We Must Work Together to Help Prevent Suicide
Each September, National Suicide Prevention Month is recognized as we draw attention to the causes, warning signs, and treatment options for those affected by this tragedy. You may think to yourself that this annual campaign is certainly important, but how does it impact you? The truth is, we can all help to reduce and prevent suicide.
As you know, the Second District is home to thousands of veterans. According to the Department of Veterans Affairs, an average of 20 veterans die by suicide every day – a rate of 1.5 times higher than non-veteran adults. I have spent my tenure in Congress fighting for better care of our veterans and sponsoring legislation to address these significant issues. We cannot allow suicide rates to be just a number. We must do what we can to ensure we are all educated on this crisis in order to help prevent it.
Here are some ways in which you can do your part to assist with suicide prevention:
- Know the risk factors. A number of factors can point to someone who is struggling with suicidal thoughts including anxiety, alcohol or substance abuse, hopelessness, self-isolation, impulsive or aggressive tendencies, loss of relationships, family history of suicide, and more.
- Know the warning signs. There are many warning signs including an individual ominously talking about death, having no purpose, feeling trapped, behaving recklessly, withdrawing themselves, mood swings, and many others.
- Contact a professional. Although it may be a difficult decision to make, it is important that you get help for someone you know is suffering. You can call 1-800-273-8255 to find available local resources or even encourage your loved one to call themselves. If you or someone you know is in an emergency, always call 911 immediately.

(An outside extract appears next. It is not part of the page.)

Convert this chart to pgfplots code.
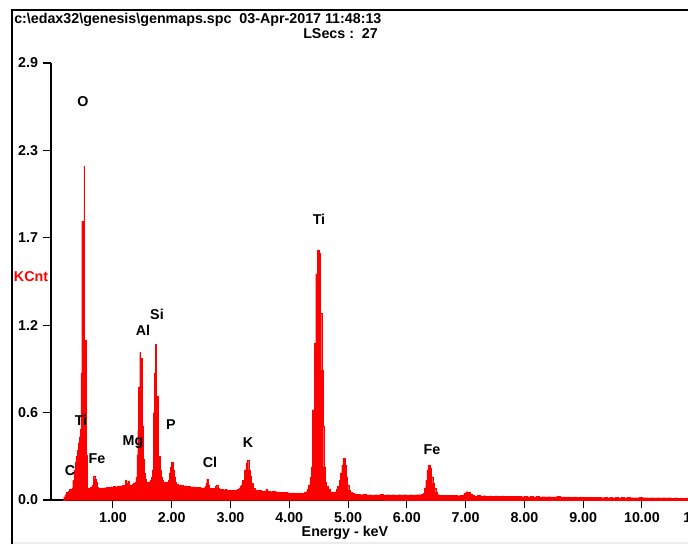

During these unprecedented times, it is critical that we pay close attention to mental and public health. Suicide is among the leading cause of death in the United States, and the national suicide rate reached historic highs prior to the pandemic. These troubling thoughts can affect anyone regardless of age, gender, or background. The National Alliance on Mental Illness HelpLine reported a 65 percent increase in communication over the phone and online since March, according to a recent study.
I encourage you to reach out to someone you are worried about and have the courage to check on them. Sometimes a simple “Are you okay?” is enough to make all the difference in the world. If you are struggling personally, please text the Crisis Text Line at 741741 or call the National Suicide Prevention Lifeline at 1-800-273-8255 to be connected to someone who can help. Both resources are available 24 hours, seven days a week, and they are free and confidential. Let’s work together to prevent suicide.